Aus ätiopathogenetischer Sicht kann man grundsätzlich unterteilen in:

  • UAW Typ A: Nicht-immunologische (augmented - pharmakologisch-toxische) Arzneimittelreaktionen, 70-80% der UAW  (vorhersehbar)
    • Überdosierung
    • Bekannte oder unbekannte Toxizität
    • Interaktionen
    • Teratogenität;
  • UAW Typ B: "Bizarre" Überempfindlichkeitsreaktion auf Arzneimittel; aufgrund der pharmakologischen Eigenschaft nicht erklärbar; (nicht-vorhersehbar oder unerwartet) unerwünschte Arzneimittelreaktion. Derartige Reaktionen treten nur bei speziell disponierten Patienten auf. Hierbei lassen sich 2 Formen unterscheiden:
    • Arzneimittel-Allergie (die Überempfindlichkeit beruht auf einer immunologischen Reaktion (Typ I - Typ VI - erweitert nach Coombs und Gell; die T-zellulären Typ IV-Arzneimittelreaktionen werden zusätzlich noch in die Typen IVa-d unterteilt; s.u. Immunologische Arzneimittelallergie)

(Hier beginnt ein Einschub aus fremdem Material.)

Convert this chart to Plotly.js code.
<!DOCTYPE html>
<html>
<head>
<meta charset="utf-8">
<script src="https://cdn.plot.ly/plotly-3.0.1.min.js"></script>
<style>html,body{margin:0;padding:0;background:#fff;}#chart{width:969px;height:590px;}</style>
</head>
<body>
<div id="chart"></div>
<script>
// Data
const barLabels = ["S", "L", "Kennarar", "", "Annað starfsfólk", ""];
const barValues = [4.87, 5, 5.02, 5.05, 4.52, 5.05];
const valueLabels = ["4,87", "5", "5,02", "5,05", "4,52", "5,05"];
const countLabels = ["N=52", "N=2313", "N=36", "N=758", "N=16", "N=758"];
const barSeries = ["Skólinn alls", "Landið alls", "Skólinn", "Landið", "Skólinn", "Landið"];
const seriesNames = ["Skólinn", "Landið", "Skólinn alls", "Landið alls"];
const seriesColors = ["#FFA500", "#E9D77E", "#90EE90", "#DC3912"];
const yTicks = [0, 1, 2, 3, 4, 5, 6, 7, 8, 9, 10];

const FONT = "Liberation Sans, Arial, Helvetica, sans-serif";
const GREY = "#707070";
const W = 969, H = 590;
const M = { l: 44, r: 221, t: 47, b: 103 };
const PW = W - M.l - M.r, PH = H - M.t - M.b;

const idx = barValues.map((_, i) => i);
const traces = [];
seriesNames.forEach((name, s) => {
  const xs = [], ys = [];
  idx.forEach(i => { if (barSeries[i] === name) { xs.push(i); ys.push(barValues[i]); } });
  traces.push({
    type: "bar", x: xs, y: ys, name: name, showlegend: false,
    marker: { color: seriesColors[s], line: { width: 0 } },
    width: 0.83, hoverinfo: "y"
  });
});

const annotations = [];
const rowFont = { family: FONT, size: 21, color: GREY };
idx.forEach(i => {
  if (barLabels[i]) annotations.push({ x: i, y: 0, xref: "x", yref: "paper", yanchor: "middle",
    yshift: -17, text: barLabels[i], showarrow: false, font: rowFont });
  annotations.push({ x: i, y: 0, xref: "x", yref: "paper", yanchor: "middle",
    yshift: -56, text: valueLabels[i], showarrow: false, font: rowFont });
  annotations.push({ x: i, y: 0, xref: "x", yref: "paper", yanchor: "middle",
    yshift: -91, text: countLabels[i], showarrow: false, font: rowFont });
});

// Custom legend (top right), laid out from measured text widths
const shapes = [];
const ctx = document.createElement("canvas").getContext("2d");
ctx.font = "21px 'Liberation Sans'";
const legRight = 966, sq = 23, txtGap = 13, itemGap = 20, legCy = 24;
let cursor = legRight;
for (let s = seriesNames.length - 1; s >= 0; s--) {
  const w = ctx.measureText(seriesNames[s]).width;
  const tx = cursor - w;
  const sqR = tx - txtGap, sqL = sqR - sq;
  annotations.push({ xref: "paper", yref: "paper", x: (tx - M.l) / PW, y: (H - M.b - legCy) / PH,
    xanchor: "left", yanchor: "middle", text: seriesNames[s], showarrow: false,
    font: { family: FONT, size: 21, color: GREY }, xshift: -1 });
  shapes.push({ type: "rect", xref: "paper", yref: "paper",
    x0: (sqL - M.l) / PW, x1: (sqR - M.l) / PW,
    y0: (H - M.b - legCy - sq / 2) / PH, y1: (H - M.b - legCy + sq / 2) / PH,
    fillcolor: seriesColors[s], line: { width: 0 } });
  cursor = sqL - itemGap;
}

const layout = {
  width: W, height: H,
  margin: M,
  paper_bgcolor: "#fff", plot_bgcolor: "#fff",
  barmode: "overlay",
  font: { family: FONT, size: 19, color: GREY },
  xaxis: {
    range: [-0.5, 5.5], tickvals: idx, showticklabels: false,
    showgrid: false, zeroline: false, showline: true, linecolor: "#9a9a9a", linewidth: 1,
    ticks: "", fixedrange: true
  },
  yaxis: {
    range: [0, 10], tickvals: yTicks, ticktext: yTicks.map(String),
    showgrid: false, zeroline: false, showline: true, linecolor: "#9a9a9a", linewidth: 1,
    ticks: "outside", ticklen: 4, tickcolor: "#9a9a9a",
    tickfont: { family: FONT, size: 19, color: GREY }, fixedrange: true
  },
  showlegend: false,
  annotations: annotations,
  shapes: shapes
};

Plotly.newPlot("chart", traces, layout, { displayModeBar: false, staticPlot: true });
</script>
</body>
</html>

    • Nicht-immunologische Arzneimittelüberempfindlichkeit (ein immunologischer -allergischer - Mechanismus ist nicht nachweisbar:
    • Arzneimittelintoleranz: typische Symptome der pharmakologischen Wirkung (Toxizität) entwicklen sich bereits bei niedrigen Dosen, die üblicherweise toleriert werden.
    • Arzneimittelidiosynkrasie: die Symptome unterscheiden sich von der pharmakologischen Substanzwirkung. Reaktionen mit Symptomen, die allergischen Erkrankungen entsprechen, werden auch als Pseudoallergien bezeichnet.